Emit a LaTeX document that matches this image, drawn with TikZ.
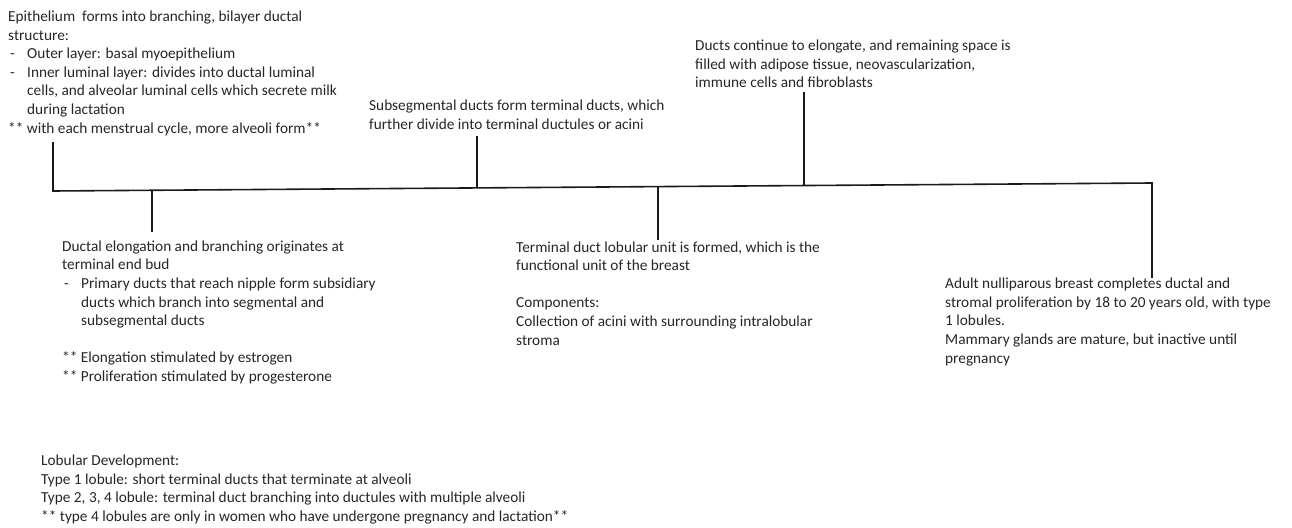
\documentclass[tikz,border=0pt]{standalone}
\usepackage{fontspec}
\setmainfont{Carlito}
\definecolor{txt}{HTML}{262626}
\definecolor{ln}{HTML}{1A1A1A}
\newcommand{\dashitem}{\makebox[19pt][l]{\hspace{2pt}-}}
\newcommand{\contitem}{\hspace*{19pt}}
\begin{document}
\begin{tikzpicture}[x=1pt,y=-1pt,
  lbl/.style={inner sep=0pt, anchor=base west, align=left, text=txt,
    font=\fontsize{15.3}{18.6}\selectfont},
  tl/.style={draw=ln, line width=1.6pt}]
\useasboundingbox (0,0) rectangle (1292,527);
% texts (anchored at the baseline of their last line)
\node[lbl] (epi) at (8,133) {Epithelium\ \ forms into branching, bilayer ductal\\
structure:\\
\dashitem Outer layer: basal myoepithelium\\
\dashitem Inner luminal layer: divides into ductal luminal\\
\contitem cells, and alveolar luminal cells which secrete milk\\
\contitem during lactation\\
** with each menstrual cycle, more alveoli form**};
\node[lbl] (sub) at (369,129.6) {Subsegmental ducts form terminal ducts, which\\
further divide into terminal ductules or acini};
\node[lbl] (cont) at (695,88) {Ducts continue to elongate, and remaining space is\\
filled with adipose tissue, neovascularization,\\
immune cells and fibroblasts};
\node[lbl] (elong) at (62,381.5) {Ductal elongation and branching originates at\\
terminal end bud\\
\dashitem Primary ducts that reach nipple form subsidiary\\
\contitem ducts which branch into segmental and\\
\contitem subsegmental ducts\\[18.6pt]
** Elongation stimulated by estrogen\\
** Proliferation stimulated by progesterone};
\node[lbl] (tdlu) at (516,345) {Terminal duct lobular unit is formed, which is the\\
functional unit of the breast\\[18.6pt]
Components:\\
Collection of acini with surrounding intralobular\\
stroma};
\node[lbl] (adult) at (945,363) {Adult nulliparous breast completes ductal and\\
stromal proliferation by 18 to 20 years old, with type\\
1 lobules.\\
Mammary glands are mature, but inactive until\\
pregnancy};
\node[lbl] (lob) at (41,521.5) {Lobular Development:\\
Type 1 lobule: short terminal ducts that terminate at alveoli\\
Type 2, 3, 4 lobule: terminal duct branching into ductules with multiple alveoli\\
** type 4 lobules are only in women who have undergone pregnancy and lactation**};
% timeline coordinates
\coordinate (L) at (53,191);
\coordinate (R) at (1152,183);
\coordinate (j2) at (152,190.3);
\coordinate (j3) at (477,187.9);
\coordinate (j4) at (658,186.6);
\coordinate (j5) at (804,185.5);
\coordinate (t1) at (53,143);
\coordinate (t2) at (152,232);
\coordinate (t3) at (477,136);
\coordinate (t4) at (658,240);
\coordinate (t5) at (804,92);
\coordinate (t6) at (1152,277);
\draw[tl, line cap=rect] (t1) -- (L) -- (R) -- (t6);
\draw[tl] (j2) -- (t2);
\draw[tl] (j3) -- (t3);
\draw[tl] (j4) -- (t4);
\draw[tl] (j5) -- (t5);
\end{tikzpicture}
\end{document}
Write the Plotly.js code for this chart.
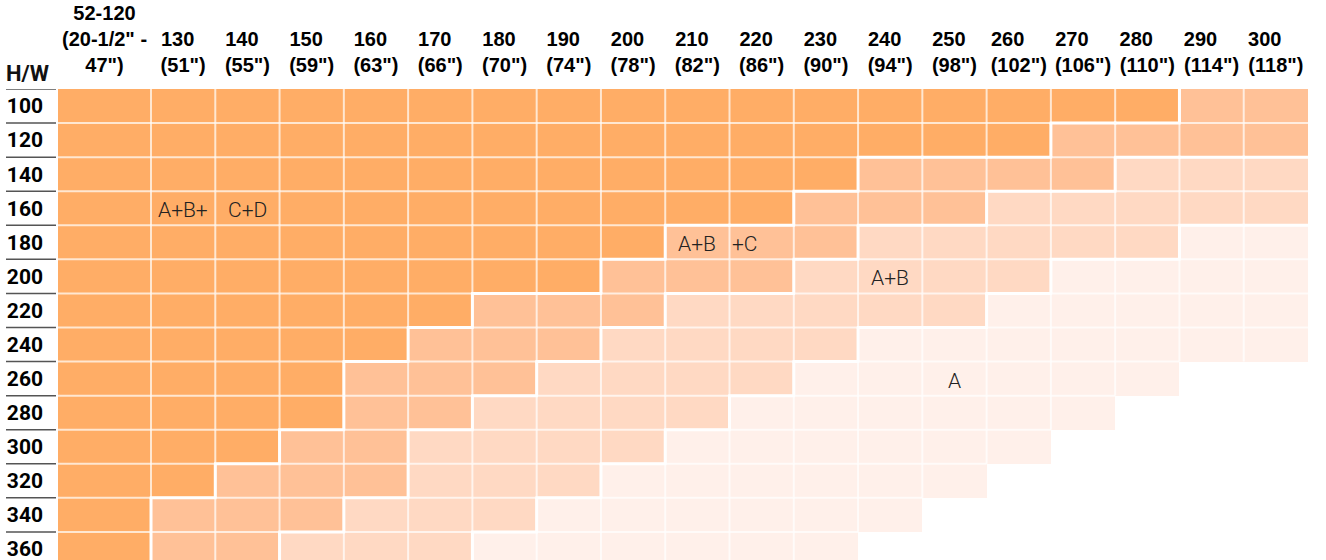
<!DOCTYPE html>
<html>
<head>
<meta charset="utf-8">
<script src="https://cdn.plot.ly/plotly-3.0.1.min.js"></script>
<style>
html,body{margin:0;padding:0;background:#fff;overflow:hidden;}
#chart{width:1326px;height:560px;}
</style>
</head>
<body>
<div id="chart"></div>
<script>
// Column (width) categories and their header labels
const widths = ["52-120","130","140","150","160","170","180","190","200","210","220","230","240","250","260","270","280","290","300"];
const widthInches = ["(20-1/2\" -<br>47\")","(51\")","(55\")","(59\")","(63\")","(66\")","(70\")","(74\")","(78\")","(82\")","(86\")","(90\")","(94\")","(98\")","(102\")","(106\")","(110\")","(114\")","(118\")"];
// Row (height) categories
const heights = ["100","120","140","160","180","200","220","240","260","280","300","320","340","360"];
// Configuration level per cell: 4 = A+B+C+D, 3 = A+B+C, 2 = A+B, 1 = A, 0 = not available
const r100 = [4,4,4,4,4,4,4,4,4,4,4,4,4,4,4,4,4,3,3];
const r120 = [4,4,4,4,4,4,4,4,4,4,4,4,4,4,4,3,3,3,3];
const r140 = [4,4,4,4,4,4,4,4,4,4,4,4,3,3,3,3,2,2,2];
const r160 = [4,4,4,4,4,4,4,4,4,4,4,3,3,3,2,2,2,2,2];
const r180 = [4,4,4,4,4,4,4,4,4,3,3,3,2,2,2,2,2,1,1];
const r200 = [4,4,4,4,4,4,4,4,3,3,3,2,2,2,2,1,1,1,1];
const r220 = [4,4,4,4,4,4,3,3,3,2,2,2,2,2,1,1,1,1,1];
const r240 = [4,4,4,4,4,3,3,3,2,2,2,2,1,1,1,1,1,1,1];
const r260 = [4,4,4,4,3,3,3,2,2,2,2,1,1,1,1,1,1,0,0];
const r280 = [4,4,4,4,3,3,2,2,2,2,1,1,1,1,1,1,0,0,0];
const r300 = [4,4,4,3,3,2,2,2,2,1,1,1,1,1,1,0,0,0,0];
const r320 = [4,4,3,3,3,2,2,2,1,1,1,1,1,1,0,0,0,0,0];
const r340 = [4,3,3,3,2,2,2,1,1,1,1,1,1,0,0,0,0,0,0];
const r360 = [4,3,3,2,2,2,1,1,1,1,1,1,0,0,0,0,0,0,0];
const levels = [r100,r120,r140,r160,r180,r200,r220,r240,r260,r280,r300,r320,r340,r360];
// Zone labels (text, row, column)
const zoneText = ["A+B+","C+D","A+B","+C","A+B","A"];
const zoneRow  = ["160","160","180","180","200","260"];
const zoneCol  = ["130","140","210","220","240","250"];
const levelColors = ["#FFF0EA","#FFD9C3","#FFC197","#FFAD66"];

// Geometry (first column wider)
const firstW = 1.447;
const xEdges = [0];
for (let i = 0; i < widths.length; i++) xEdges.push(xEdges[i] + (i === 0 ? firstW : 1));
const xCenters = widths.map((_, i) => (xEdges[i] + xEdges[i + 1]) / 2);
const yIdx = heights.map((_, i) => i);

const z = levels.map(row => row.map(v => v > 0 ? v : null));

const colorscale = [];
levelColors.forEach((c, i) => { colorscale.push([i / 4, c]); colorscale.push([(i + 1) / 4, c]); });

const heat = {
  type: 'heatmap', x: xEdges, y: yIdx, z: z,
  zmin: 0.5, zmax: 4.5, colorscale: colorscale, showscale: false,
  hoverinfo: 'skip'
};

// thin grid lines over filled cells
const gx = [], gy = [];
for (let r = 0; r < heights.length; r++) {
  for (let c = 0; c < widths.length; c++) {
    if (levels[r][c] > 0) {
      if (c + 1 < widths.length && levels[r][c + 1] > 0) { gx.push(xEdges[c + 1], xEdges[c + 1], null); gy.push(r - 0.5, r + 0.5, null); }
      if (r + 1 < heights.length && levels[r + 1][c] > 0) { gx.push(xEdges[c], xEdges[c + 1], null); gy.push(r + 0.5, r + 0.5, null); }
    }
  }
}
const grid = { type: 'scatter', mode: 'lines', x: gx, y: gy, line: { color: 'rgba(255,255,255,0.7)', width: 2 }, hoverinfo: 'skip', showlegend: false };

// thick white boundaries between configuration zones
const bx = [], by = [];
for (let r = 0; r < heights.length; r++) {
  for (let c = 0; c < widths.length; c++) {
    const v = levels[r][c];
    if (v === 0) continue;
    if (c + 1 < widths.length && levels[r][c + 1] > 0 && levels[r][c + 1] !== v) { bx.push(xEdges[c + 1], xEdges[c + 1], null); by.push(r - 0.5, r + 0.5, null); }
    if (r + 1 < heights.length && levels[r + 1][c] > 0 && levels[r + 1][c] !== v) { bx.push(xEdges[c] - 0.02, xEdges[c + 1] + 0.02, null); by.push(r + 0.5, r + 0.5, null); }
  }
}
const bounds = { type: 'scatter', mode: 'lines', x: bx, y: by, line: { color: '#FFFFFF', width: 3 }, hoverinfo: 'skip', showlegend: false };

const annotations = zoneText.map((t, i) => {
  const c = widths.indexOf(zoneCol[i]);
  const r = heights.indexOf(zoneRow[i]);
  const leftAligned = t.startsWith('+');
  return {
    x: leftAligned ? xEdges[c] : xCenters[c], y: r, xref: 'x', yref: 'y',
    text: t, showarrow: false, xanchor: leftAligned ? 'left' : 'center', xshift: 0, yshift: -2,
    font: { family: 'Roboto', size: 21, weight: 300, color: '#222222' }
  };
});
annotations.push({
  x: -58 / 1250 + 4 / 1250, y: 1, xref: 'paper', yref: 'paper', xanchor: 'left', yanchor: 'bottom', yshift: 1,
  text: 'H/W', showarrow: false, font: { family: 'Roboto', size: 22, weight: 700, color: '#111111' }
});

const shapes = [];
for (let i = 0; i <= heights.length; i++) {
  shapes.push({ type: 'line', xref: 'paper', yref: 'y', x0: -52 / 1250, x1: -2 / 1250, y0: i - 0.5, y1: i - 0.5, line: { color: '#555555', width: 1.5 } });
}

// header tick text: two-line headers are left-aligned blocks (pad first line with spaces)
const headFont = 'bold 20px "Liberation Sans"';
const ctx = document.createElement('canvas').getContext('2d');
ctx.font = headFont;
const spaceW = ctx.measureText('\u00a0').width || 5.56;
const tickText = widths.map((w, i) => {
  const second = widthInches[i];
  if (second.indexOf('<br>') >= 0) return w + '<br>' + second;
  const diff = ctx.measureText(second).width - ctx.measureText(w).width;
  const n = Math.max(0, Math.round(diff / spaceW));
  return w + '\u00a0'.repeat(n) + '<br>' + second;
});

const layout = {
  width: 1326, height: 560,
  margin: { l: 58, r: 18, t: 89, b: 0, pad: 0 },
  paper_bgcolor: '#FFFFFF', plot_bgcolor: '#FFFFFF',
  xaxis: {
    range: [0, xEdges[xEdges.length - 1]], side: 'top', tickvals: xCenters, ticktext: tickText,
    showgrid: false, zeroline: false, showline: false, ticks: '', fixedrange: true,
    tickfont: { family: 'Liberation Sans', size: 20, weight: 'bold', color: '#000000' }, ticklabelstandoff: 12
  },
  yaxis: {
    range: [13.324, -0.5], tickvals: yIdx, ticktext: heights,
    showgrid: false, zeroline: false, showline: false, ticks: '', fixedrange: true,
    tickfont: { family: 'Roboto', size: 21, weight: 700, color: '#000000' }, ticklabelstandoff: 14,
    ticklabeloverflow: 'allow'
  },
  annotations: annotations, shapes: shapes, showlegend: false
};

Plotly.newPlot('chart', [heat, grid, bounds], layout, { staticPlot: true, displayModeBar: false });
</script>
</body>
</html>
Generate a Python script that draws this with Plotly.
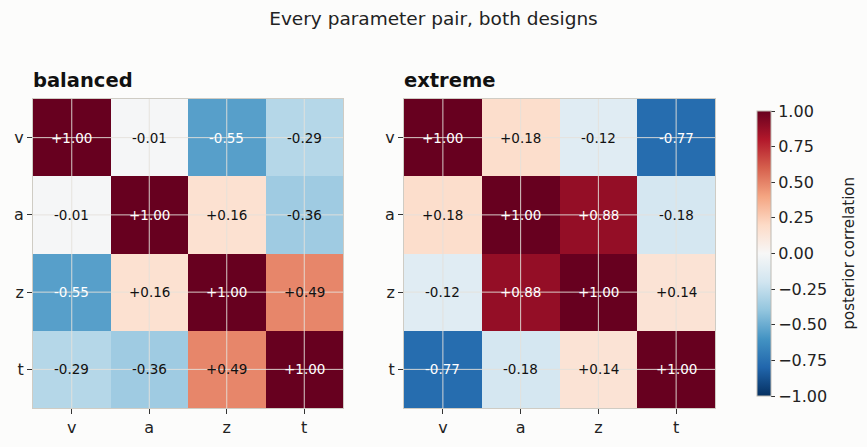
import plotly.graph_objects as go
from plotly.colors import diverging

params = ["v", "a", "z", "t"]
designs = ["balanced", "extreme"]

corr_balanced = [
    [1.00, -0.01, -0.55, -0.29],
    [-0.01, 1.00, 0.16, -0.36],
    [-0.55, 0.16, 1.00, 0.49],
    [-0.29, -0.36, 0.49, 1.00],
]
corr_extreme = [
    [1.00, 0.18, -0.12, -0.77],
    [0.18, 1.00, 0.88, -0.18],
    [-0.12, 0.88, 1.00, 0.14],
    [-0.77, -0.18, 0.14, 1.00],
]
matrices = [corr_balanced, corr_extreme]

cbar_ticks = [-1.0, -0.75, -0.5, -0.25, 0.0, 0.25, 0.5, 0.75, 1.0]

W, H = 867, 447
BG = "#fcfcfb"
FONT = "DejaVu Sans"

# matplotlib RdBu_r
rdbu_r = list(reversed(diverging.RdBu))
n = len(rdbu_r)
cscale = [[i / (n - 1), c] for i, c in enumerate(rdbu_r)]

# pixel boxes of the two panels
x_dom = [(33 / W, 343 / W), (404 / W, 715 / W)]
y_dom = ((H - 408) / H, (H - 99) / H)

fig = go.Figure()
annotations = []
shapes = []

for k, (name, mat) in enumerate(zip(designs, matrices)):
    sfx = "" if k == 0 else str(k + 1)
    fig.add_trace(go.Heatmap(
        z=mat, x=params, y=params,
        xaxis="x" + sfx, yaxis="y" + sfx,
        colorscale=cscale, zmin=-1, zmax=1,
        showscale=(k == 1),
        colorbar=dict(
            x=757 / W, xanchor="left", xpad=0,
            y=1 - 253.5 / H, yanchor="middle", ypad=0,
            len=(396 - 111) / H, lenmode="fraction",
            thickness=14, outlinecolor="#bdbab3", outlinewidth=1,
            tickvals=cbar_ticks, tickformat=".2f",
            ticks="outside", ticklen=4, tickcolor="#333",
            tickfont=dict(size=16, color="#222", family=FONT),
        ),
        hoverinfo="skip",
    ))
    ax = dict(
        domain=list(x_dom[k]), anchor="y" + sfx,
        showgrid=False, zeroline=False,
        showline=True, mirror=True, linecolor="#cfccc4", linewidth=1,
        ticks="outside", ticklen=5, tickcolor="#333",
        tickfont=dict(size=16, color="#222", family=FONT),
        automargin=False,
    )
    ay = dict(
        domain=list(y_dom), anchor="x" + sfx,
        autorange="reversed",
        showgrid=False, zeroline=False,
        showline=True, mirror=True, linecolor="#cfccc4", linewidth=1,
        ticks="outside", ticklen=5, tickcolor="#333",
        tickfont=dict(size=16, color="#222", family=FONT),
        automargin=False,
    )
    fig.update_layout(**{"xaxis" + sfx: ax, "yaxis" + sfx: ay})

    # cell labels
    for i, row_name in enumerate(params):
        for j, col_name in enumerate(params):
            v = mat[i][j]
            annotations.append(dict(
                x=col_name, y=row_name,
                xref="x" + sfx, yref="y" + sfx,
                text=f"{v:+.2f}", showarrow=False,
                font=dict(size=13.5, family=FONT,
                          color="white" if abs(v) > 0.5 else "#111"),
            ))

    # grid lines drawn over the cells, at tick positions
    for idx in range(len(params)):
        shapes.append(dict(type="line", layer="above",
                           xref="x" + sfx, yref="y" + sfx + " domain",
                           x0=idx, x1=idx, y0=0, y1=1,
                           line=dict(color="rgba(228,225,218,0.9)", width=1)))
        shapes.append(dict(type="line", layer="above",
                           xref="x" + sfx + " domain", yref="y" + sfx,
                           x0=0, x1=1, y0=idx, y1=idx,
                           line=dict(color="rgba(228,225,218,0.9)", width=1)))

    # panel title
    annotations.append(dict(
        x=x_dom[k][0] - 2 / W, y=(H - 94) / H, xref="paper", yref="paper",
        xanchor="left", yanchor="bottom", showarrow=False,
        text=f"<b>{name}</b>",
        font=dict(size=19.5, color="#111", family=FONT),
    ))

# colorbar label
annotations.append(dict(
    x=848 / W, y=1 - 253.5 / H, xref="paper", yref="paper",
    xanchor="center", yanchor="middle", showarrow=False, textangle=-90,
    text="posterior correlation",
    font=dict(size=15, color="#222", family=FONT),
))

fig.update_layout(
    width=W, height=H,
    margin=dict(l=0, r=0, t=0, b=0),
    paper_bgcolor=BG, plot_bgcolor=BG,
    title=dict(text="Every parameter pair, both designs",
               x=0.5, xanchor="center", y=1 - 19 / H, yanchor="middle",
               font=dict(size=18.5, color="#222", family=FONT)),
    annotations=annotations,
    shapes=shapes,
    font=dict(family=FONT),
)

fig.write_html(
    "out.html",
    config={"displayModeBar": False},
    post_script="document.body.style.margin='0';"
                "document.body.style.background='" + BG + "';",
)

WHAT IS BEING ASKED =>
Transcribe the lines between the one holding "Generate a Python" and the one holding "matrices = [corr_balanced, corr_extreme]", inclusive, and leave out any pictures.

SOLUTION =>
Generate a Python script that draws this with Plotly.
import plotly.graph_objects as go
from plotly.colors import diverging

params = ["v", "a", "z", "t"]
designs = ["balanced", "extreme"]

corr_balanced = [
    [1.00, -0.01, -0.55, -0.29],
    [-0.01, 1.00, 0.16, -0.36],
    [-0.55, 0.16, 1.00, 0.49],
    [-0.29, -0.36, 0.49, 1.00],
]
corr_extreme = [
    [1.00, 0.18, -0.12, -0.77],
    [0.18, 1.00, 0.88, -0.18],
    [-0.12, 0.88, 1.00, 0.14],
    [-0.77, -0.18, 0.14, 1.00],
]
matrices = [corr_balanced, corr_extreme]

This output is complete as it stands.